An example of a decision support application which can be derived from the quality database is protocol optimization. Optimal acquisition strategies can be determined by querying the database for examinations which fulfill the desired search criteria and then identifying those exams with the highest image quality scores. By selecting upon the specific exam of interest, the end-user (i.e., technologist) can in turn be presented with specific protocol variables for that specific exam (e.g., acquisition parameters, image processing utilized, contrast administration rate and dosage). If the technology being used is comparable to the exam of interest, the technologist could potentially elect to use the same parameters for the current study (i.e., automated protocol duplication feature). This provides a data-driven methodology for identifying “best practice” in accordance with specific patient, institutional, clinical, or technology search criteria.

Another decision support application is radiation dose optimization. In this application, the desired goal is to maximize the degree of radiation dose reduction while maintaining a specific level of image quality. The end-user can query the database to identify the exam-specific protocol which provides the lowest calculated radiation dose in accordance with the patient profile and technology used, along with the pre-defined image quality score. This provides a data-driven method for optimizing the balance between radiation dose and image quality, while also taking into account available technology and patient-specific attributes.

Decision support can also be used for comparative technology assessment and workflow distribution. For technology assessment, suppose an administrator is tasked with procuring a new image acquisition device (e.g., MRI scanner) and wants to make a decision taking into account institutional-specific and quality variables. One way of doing this is to define the specific search criteria (e.g., institutional demographics and MRI manufacturer) and the database would provide a ranked order of image quality based upon different MRI manufacturers in accordance with the specific institutional profile.

For the workflow distribution decision support application, the end-user could input the exam order of interest and request an image quality profile of the available technologists and technologies. In this example, there may be a complex radiographic study (e.g., scoliosis series) requested and four technologists currently available for three computed radiography (CR) rooms. The supervisory technologist may request an image quality analysis for the specific exam (and corresponding exam complexity score) for the four technologists on duty and three CR units in operation.

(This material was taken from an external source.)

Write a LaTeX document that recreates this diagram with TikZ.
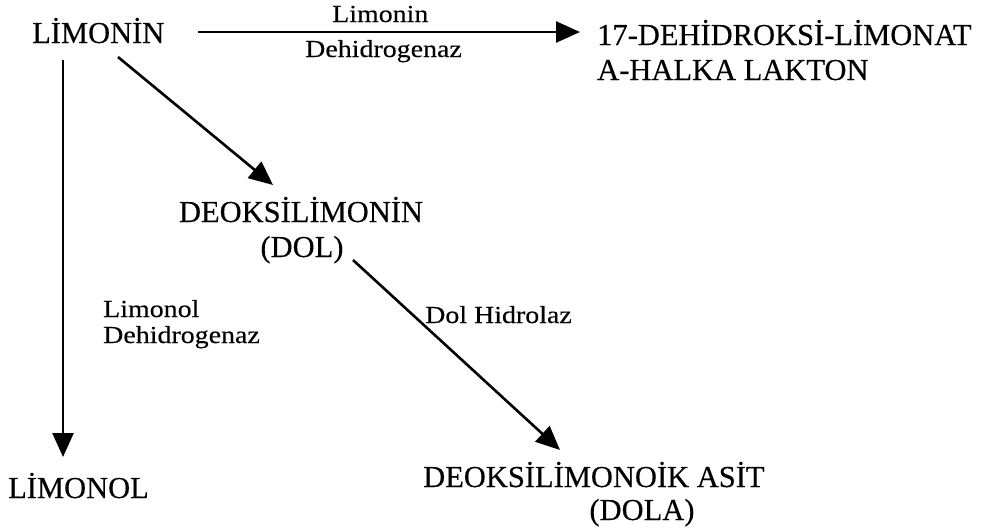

Based upon these analytics, the technologist may elect to assign the case to the technologist with the highest exam-specific image quality scores, along with a specific room assignment.

Decision support and quality analytics need not be restricted to service providers, but can also be used by consumers of medical imaging services [11]. Through the creation of transparent and accessible QA data, patients and third-party payers may utilize the quality data in the selection of imaging service providers. This may of particular interest in the setting of complex medical imaging exams or patients with unusual or high degrees of morbidity. This profile-specific data-driven image quality selection model could ironically serve as an impetus to reverse ongoing commoditization pressures in radiology, by reprioritizing quality over cost, and return radiology practice to survival of the fittest, as opposed to survival of the cheapest. While this application of the QA database may present many providers with trepidation, in the end it will promote quality and safety, which should remain the highest priority for all healthcare providers.